No doubt certain newspapers relished writing delicious headlines on November 3 about the "Republican wave" not reaching Massachusetts.

That’s their spin. Here’s ours.

Don't let the results on Tuesday fool you. The Massachusetts GOP is stronger than it’s been in recent memory. For the first time in a very long time, Republicans offered voters a comprehensive slate of legitimate candidates and positions on issues that resonated with working families.

That scared the Massachusetts Democratic Party into action. But, Democrats did not win on the power of their ideas or the strength of their own candidates, or even their synergy with Bay State voters. They won due to a massive, old-fashioned GOTV machine that went into full-tilt in the waning days of the campaign.

Let's face it: Mary Connaughton should have won. Even the Boston Globe said so, after giving her opponent treatment usually reserved for Republicans. Sean Bielat was able to grab national coverage of his tough fight against Barney Frank. Jim McKenna did the impossible by forcing his way onto the ballot as a write-in candidate for statewide office.

Yet, all three candidates lost. So did Treasurer candidate Karyn Polito, who ran neck-and-neck with her well-financed and well-connected Democratic opponent, Steve Grossman, in the weeks leading up to the election.
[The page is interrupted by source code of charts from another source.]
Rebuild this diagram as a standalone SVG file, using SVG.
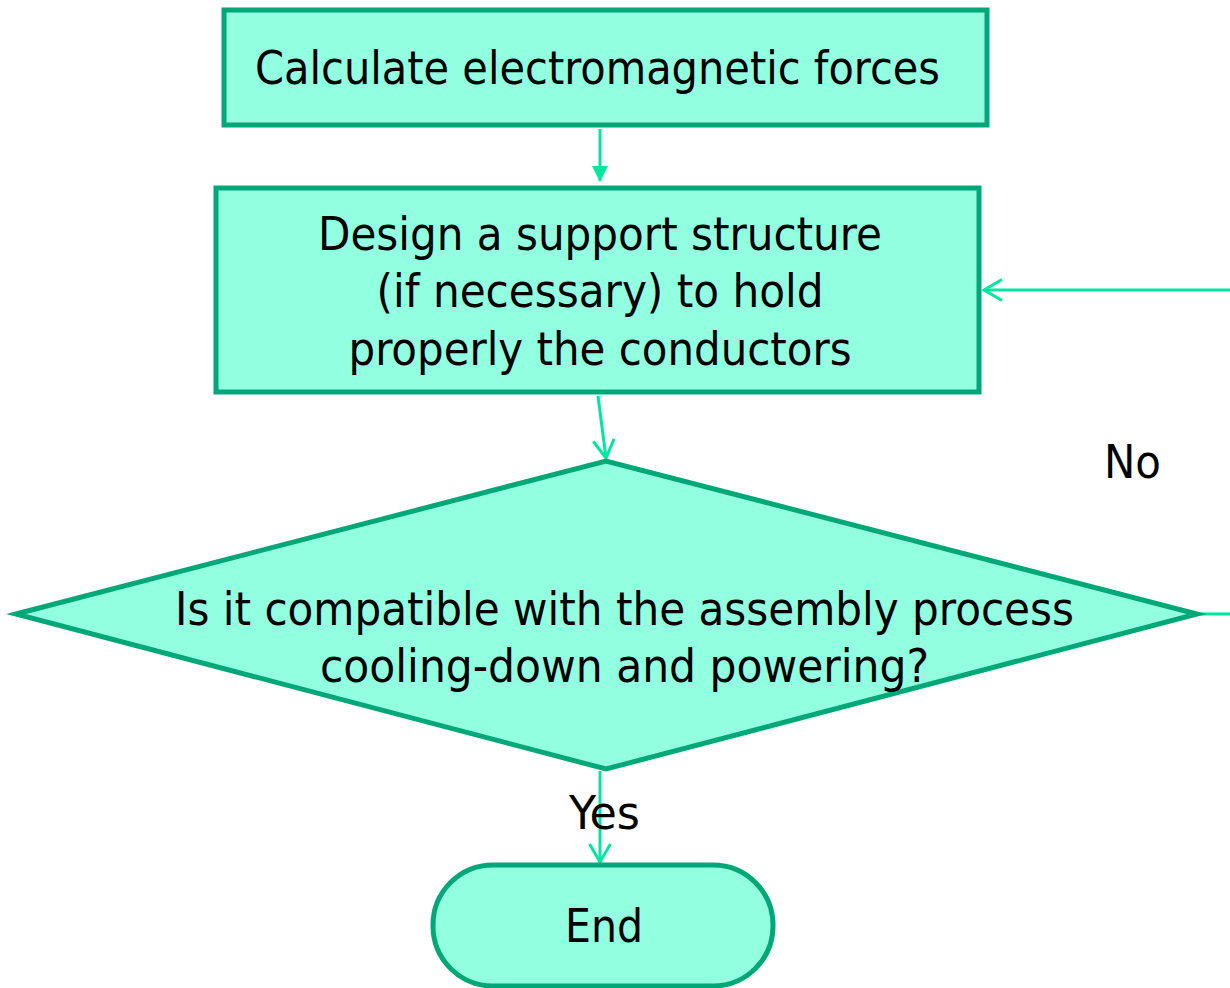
<svg xmlns="http://www.w3.org/2000/svg" width="1230" height="988" viewBox="0 0 1230 988">
<style>
.node{fill:#92FFE0;stroke:#00A878;stroke-width:5}
.t{font-family:"DejaVu Sans Condensed","DejaVu Sans",sans-serif;font-size:46px;fill:#000;text-anchor:middle}
.c{stroke:#00E5A0;stroke-width:3;fill:none}
</style>
<defs>
<marker id="open" markerUnits="userSpaceOnUse" viewBox="0 0 22 24" refX="20" refY="12" markerWidth="22" markerHeight="24" orient="auto">
<path d="M2,1.5 L20,12 L2,22.5" fill="none" stroke="#00E5A0" stroke-width="3"/>
</marker>
<marker id="solid" markerUnits="userSpaceOnUse" viewBox="0 0 16 16" refX="15" refY="8" markerWidth="16" markerHeight="16" orient="auto">
<path d="M0,0 L16,8 L0,16 Z" fill="#00E5A0"/>
</marker>
</defs>
<g id="connectors">
<line class="c" x1="600" y1="129" x2="600" y2="181" marker-end="url(#solid)"/>
<line class="c" x1="598" y1="396" x2="606" y2="458" marker-end="url(#open)"/>
<polyline class="c" points="1199,614 1232,614"/>
<line class="c" x1="1232" y1="290" x2="984" y2="290" marker-end="url(#open)"/>
<line class="c" x1="600" y1="771" x2="600" y2="862" marker-end="url(#open)"/>
</g>
<g id="calc">
<rect class="node" x="224" y="10" width="763" height="115"/>
<text class="t" x="597.5" y="84" textLength="685" lengthAdjust="spacingAndGlyphs">Calculate electromagnetic forces</text>
</g>
<g id="design">
<rect class="node" x="216" y="188" width="763" height="204"/>
<text class="t" x="600" y="250" textLength="564" lengthAdjust="spacingAndGlyphs">Design a support structure</text>
<text class="t" x="600" y="307" textLength="447" lengthAdjust="spacingAndGlyphs">(if necessary) to hold</text>
<text class="t" x="600" y="365" textLength="503" lengthAdjust="spacingAndGlyphs">properly the conductors</text>
</g>
<g id="decision">
<polygon class="node" points="16,614 606,461 1197,614 606,769"/>
<text class="t" x="624.5" y="625" textLength="899" lengthAdjust="spacingAndGlyphs">Is it compatible with the assembly process</text>
<text class="t" x="624.5" y="682" textLength="609" lengthAdjust="spacingAndGlyphs">cooling-down and powering?</text>
</g>
<g id="end">
<rect class="node" x="433" y="865" width="340" height="121" rx="60" ry="60"/>
<text class="t" x="604" y="942" textLength="78" lengthAdjust="spacingAndGlyphs">End</text>
</g>
<g id="labels">
<text class="t" x="1132.5" y="478" textLength="57" lengthAdjust="spacingAndGlyphs">No</text>
<text class="t" x="604.5" y="829" textLength="71" lengthAdjust="spacingAndGlyphs">Yes</text>
</g>
</svg>
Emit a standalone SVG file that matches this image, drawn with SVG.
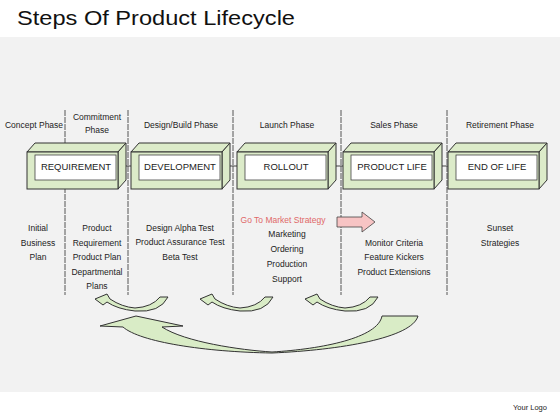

So did Congressional candidate Jeff Perry, who leveraged conservative principles and an extremely effective campaign organization to come within points of joining Scott Brown in D.C. (Full disclosure – we worked on both the Polito and Perry campaigns.)

What all of these candidates had in common is that the power of their message and the momentum of their campaigns got beaten back by the Democratic GOTV machine when it counted most. Basically, in Massachusetts, the Republican wave ran up against a dam of 800,000 doors knocked on by Democratic volunteers on Election Day.

Democrats deserve credit for this simple yet effective strategy. But Mass. GOP Chair Jennifer Nassour and all the GOP candidates also deserve enormous credit for coming so close to scoring a huge upset victory this year.